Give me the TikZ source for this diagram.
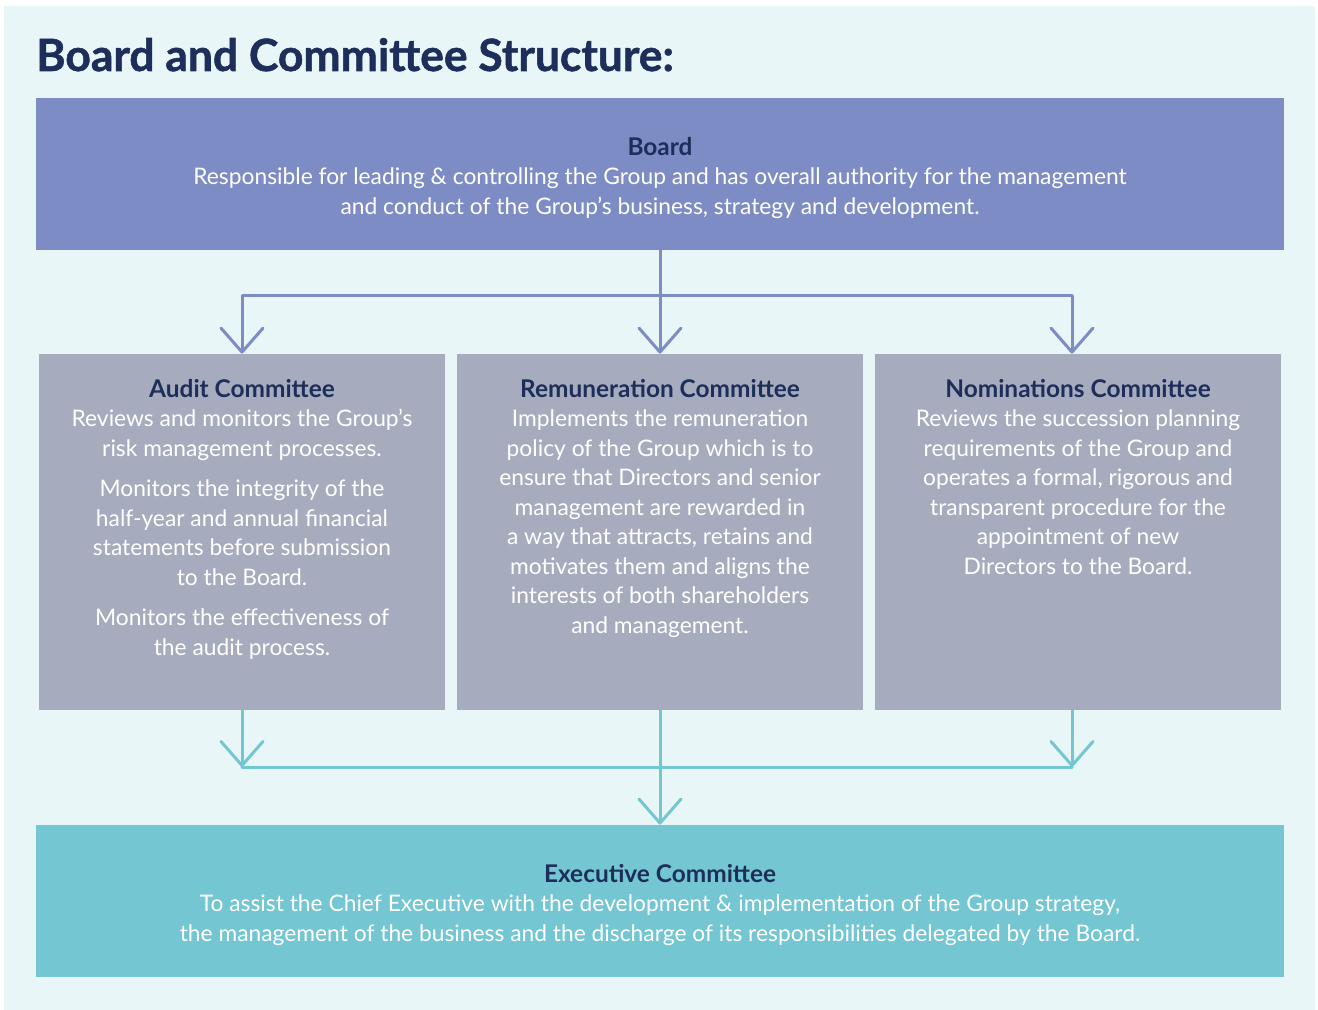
\documentclass[tikz,border=0pt]{standalone}
\usepackage{fontspec}
\setmainfont{Lato}
\newfontfamily\titlefont{Lato}[BoldFeatures={FakeBold=1.2}]
\usetikzlibrary{arrows.meta,positioning}

\definecolor{bgmint}{HTML}{E8F6F7}
\definecolor{boardblue}{HTML}{7D8CC4}
\definecolor{cmgrey}{HTML}{A6ACBE}
\definecolor{exteal}{HTML}{73C6D2}
\definecolor{navy}{HTML}{1E2E5A}

\newcommand{\bodyfont}{\fontsize{11.4}{14.75}\selectfont}
\newcommand{\boxhead}[1]{{\fontsize{12.2}{14.75}\selectfont\bfseries\color{navy}#1}}

\tikzset{
  wide/.style={inner sep=0pt, minimum width=624pt, minimum height=76pt},
  cmbox/.style={inner sep=0pt, fill=cmgrey, minimum width=203pt, minimum height=178pt},
  cmtext/.style={inner sep=0pt, text=white, align=center, font=\bodyfont},
  flow/.style={line width=1.5pt, line cap=round, line join=round},
  barb/.style={flow, -{Straight Barb[length=12pt,width=21pt,round]}}
}

\begin{document}
\begin{tikzpicture}[x=0.5pt,y=-0.5pt]
  \useasboundingbox (0,0) rectangle (1318,1010);
  \fill[bgmint] (4,6) rectangle (1315,1010);

  \node[anchor=base west, inner sep=0pt, text=navy,
        font=\titlefont\fontsize{22.2}{26}\selectfont\bfseries] (title) at (36,71)
        {Board and Committee Structure:};

  % boxes
  \node[wide, fill=boardblue] (board) at (660,174) {};
  \node[cmbox] (audit) at (242,532) {};
  \node[cmbox] (remun) at (660,532) {};
  \node[cmbox] (nomin) at (1078,532) {};
  \node[wide, fill=exteal] (exec) at (660,901) {};

  % box texts
  \node[cmtext] (boardtxt) at ([yshift=-2pt]board.center)
    {\boxhead{Board}\\
     Responsible for leading \& controlling the Group and has overall authority for the management\\
     and conduct of the Group’s business, strategy and development.};

  \node[cmtext] (exectxt) at ([yshift=-2pt]exec.center)
    {\boxhead{Executive Committee}\\
     To assist the Chief Executive with the development \& implementation of the Group strategy,\\
     the management of the business and the discharge of its responsibilities delegated by the Board.};

  \node[cmtext, below=12.5pt of audit.north] (audittxt)
    {\boxhead{Audit Committee}\\
     Reviews and monitors the Group’s\\
     risk management processes.\\[5.5pt]
     Monitors the integrity of the\\
     half-year and annual financial\\
     statements before submission\\
     to the Board.\\[5.5pt]
     Monitors the effectiveness of\\
     the audit process.};

  \node[cmtext, below=12.5pt of remun.north] (remuntxt)
    {\boxhead{Remuneration Committee}\\
     Implements the remuneration\\
     policy of the Group which is to\\
     ensure that Directors and senior\\
     management are rewarded in\\
     a way that attracts, retains and\\
     motivates them and aligns the\\
     interests of both shareholders\\
     and management.};

  \node[cmtext, below=12.5pt of nomin.north] (nomintxt)
    {\boxhead{Nominations Committee}\\
     Reviews the succession planning\\
     requirements of the Group and\\
     operates a formal, rigorous and\\
     transparent procedure for the\\
     appointment of new\\
     Directors to the Board.};

  % board to committees
  \coordinate (topbar) at (0,296);
  \coordinate (nomtop) at ([xshift=-3pt]nomin.north);
  \draw[barb, boardblue] (topbar -| nomtop) -- (topbar -| audit.north) -- (audit.north);
  \draw[barb, boardblue] (topbar -| nomtop) -- (nomtop);
  \draw[barb, boardblue] (board.south) -- (remun.north);

  % committees to executive
  \coordinate (botbar) at (0,767);
  \coordinate (nombot) at ([xshift=-3pt]nomin.south);
  \draw[flow, exteal] (audit.south |- botbar) -- (nombot |- botbar);
  \draw[barb, exteal] (audit.south) -- (audit.south |- botbar);
  \draw[barb, exteal] (nombot) -- (nombot |- botbar);
  \draw[barb, exteal] (remun.south) -- (exec.north);
\end{tikzpicture}
\end{document}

===============

# STATED TASK:
Working from the lines above, reproduce the material exactly and exclude its pictures.

# SOLUTION TO THE EXERCISE:
Give me the TikZ source for this diagram.
\documentclass[tikz,border=0pt]{standalone}
\usepackage{fontspec}
\setmainfont{Lato}
\newfontfamily\titlefont{Lato}[BoldFeatures={FakeBold=1.2}]
\usetikzlibrary{arrows.meta,positioning}

\definecolor{bgmint}{HTML}{E8F6F7}
\definecolor{boardblue}{HTML}{7D8CC4}
\definecolor{cmgrey}{HTML}{A6ACBE}
\definecolor{exteal}{HTML}{73C6D2}
\definecolor{navy}{HTML}{1E2E5A}

\newcommand{\bodyfont}{\fontsize{11.4}{14.75}\selectfont}
\newcommand{\boxhead}[1]{{\fontsize{12.2}{14.75}\selectfont\bfseries\color{navy}#1}}

\tikzset{
  wide/.style={inner sep=0pt, minimum width=624pt, minimum height=76pt},
  cmbox/.style={inner sep=0pt, fill=cmgrey, minimum width=203pt, minimum height=178pt},
  cmtext/.style={inner sep=0pt, text=white, align=center, font=\bodyfont},
  flow/.style={line width=1.5pt, line cap=round, line join=round},
  barb/.style={flow, -{Straight Barb[length=12pt,width=21pt,round]}}
}

\begin{document}
\begin{tikzpicture}[x=0.5pt,y=-0.5pt]
  \useasboundingbox (0,0) rectangle (1318,1010);
  \fill[bgmint] (4,6) rectangle (1315,1010);

  \node[anchor=base west, inner sep=0pt, text=navy,
        font=\titlefont\fontsize{22.2}{26}\selectfont\bfseries] (title) at (36,71)
        {Board and Committee Structure:};

  % boxes
  \node[wide, fill=boardblue] (board) at (660,174) {};
  \node[cmbox] (audit) at (242,532) {};
  \node[cmbox] (remun) at (660,532) {};
  \node[cmbox] (nomin) at (1078,532) {};
  \node[wide, fill=exteal] (exec) at (660,901) {};

  % box texts
  \node[cmtext] (boardtxt) at ([yshift=-2pt]board.center)
    {\boxhead{Board}\\
     Responsible for leading \& controlling the Group and has overall authority for the management\\
     and conduct of the Group’s business, strategy and development.};

  \node[cmtext] (exectxt) at ([yshift=-2pt]exec.center)
    {\boxhead{Executive Committee}\\
     To assist the Chief Executive with the development \& implementation of the Group strategy,\\
     the management of the business and the discharge of its responsibilities delegated by the Board.};

  \node[cmtext, below=12.5pt of audit.north] (audittxt)
    {\boxhead{Audit Committee}\\
     Reviews and monitors the Group’s\\
     risk management processes.\\[5.5pt]
     Monitors the integrity of the\\
     half-year and annual financial\\
     statements before submission\\
     to the Board.\\[5.5pt]
     Monitors the effectiveness of\\
     the audit process.};

  \node[cmtext, below=12.5pt of remun.north] (remuntxt)
    {\boxhead{Remuneration Committee}\\
     Implements the remuneration\\
     policy of the Group which is to\\
     ensure that Directors and senior\\
     management are rewarded in\\
     a way that attracts, retains and\\
     motivates them and aligns the\\
     interests of both shareholders\\
     and management.};

  \node[cmtext, below=12.5pt of nomin.north] (nomintxt)
    {\boxhead{Nominations Committee}\\
     Reviews the succession planning\\
     requirements of the Group and\\
     operates a formal, rigorous and\\
     transparent procedure for the\\
     appointment of new\\
     Directors to the Board.};

  % board to committees
  \coordinate (topbar) at (0,296);
  \coordinate (nomtop) at ([xshift=-3pt]nomin.north);
  \draw[barb, boardblue] (topbar -| nomtop) -- (topbar -| audit.north) -- (audit.north);
  \draw[barb, boardblue] (topbar -| nomtop) -- (nomtop);
  \draw[barb, boardblue] (board.south) -- (remun.north);

  % committees to executive
  \coordinate (botbar) at (0,767);
  \coordinate (nombot) at ([xshift=-3pt]nomin.south);
  \draw[flow, exteal] (audit.south |- botbar) -- (nombot |- botbar);
  \draw[barb, exteal] (audit.south) -- (audit.south |- botbar);
  \draw[barb, exteal] (nombot) -- (nombot |- botbar);
  \draw[barb, exteal] (remun.south) -- (exec.north);
\end{tikzpicture}
\end{document}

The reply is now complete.